[Rows from a dataset of charts and code]
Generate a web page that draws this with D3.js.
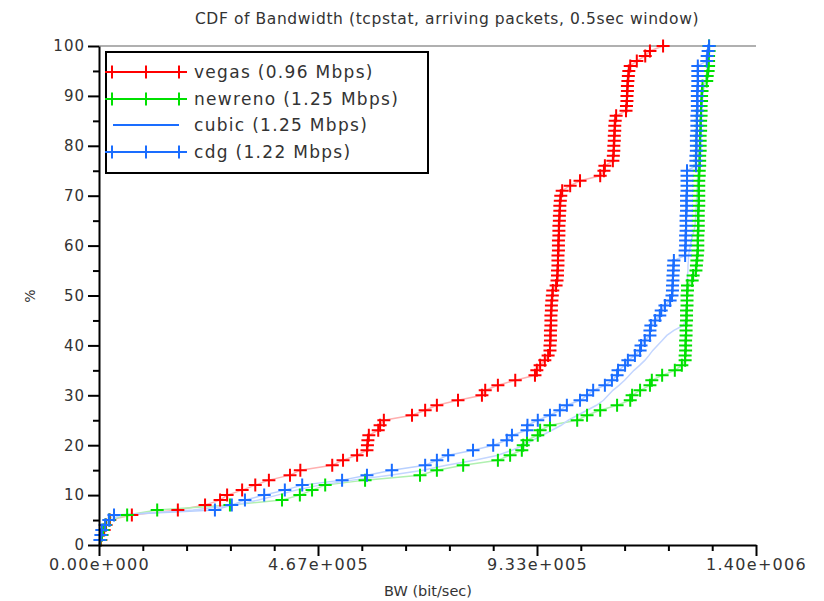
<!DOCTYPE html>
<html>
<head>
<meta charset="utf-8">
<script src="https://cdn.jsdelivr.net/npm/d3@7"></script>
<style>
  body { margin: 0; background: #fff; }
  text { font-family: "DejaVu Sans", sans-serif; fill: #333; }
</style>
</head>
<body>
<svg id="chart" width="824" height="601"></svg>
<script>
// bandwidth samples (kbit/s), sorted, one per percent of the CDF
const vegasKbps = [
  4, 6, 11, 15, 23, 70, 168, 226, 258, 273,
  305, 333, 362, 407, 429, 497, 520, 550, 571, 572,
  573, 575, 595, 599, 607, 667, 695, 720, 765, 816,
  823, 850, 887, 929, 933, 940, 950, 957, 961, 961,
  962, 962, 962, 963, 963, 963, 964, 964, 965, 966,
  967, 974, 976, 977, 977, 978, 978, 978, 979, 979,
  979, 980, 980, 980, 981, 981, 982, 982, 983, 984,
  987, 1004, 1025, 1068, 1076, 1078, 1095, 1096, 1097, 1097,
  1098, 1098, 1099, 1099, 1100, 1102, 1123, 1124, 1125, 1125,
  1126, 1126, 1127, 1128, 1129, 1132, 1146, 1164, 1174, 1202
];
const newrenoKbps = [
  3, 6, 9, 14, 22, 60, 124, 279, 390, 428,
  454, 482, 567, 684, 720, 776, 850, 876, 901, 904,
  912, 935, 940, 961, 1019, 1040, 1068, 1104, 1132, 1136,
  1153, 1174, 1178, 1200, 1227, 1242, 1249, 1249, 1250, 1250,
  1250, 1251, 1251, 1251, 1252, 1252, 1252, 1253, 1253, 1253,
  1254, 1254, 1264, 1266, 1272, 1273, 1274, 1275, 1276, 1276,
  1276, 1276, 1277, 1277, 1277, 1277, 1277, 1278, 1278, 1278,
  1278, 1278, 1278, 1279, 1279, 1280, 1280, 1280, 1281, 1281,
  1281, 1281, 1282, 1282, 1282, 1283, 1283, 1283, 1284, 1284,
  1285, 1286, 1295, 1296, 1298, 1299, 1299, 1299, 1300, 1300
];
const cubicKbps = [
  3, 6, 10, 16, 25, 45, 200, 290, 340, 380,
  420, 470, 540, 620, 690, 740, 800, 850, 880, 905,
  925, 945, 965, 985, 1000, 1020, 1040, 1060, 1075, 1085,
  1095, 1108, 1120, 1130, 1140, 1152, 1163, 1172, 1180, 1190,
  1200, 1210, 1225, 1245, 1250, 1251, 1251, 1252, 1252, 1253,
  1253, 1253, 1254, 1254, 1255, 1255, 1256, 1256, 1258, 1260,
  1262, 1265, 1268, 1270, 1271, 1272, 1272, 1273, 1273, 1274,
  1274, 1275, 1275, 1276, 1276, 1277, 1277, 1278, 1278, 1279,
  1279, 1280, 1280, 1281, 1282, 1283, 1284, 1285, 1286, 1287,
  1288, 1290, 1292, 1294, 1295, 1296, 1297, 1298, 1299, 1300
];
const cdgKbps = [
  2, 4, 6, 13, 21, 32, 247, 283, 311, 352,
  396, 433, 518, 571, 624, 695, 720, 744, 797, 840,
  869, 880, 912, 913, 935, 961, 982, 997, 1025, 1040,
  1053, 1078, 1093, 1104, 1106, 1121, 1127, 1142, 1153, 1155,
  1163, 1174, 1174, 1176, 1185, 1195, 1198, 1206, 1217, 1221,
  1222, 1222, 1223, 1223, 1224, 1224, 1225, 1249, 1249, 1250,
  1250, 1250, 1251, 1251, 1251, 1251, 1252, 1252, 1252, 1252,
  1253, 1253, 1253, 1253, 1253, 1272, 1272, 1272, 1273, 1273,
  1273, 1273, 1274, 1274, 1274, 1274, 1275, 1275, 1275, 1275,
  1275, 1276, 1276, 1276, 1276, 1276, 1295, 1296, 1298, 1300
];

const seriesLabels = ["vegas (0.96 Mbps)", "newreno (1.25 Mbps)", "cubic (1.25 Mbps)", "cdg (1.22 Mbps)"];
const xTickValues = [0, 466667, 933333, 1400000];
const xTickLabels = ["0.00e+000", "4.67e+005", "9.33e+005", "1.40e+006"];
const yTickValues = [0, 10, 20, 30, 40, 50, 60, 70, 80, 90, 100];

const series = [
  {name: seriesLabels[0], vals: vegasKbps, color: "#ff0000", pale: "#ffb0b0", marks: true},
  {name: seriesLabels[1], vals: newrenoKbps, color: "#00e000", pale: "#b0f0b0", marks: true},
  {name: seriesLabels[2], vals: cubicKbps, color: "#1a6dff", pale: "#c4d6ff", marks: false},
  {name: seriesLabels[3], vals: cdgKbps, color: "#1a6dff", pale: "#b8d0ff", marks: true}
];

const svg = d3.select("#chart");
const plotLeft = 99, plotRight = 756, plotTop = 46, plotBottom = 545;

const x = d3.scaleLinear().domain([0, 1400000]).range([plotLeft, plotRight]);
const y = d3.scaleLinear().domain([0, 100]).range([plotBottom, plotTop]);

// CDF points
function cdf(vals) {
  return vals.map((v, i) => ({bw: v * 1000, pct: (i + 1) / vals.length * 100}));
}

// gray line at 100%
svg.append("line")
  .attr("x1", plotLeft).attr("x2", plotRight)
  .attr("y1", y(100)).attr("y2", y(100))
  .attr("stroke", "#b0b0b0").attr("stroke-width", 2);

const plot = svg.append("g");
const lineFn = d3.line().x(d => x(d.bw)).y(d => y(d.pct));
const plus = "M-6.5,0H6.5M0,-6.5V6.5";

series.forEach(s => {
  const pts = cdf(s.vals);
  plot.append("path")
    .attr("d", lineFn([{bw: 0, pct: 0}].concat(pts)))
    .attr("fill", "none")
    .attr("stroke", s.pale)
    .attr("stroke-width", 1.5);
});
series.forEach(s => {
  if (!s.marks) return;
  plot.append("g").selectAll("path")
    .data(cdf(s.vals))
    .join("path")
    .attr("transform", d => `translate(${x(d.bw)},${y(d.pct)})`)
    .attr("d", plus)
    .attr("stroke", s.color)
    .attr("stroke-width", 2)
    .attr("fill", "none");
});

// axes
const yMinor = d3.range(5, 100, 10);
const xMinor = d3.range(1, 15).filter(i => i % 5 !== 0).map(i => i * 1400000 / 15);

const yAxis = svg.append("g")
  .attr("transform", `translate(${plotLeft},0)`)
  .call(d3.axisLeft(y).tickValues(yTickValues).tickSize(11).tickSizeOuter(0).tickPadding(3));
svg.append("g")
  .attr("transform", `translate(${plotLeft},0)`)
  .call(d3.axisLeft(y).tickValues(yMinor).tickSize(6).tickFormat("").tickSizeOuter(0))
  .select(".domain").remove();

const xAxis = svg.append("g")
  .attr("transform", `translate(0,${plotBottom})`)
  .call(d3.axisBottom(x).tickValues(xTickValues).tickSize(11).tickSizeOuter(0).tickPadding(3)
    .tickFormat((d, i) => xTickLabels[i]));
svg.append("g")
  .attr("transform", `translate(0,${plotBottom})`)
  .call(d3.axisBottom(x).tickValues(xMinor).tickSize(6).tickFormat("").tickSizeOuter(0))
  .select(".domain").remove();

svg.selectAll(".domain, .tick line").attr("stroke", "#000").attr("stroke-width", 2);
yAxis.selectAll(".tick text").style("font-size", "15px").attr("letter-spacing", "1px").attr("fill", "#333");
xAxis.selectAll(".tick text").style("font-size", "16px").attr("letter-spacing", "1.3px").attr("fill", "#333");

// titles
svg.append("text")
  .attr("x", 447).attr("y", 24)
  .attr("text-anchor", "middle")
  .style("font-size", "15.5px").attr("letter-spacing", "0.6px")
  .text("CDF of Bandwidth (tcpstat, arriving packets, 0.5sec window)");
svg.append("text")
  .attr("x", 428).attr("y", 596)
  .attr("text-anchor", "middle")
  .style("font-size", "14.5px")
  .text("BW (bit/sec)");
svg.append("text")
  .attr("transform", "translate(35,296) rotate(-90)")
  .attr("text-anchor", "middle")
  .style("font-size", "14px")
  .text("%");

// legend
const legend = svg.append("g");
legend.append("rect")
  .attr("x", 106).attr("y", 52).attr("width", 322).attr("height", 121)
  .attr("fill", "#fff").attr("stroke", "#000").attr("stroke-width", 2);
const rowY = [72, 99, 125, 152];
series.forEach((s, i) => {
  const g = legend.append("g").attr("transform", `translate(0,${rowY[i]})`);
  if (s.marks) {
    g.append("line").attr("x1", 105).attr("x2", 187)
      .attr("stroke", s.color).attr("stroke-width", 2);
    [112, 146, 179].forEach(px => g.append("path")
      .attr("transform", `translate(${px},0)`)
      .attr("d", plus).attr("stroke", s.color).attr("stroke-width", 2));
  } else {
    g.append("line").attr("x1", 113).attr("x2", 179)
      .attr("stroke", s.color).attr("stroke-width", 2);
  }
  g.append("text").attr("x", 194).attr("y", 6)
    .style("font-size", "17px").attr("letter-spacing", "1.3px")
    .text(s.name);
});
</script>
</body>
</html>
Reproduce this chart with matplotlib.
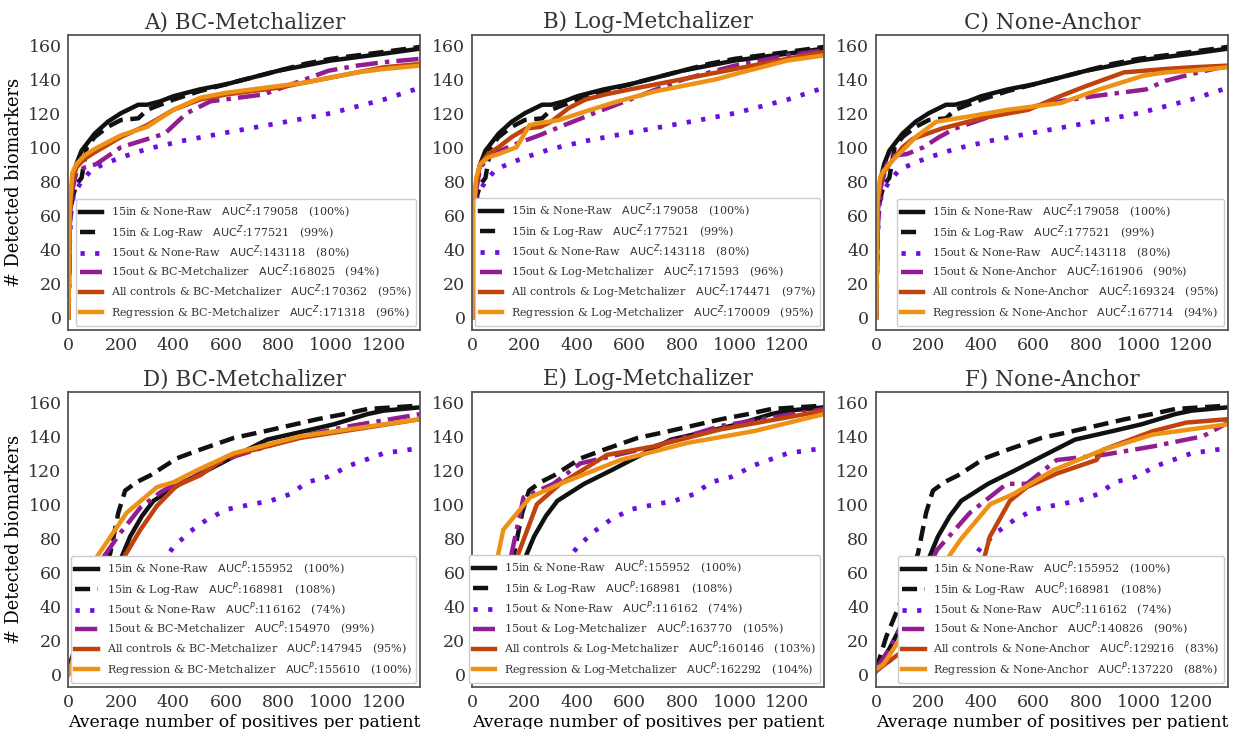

» **Exercise details**
Keep only the lines that hold the string "this", and copy them out.

» **Task output**
Generate a web page that draws this with D3.js.
Reproduce this chart with matplotlib.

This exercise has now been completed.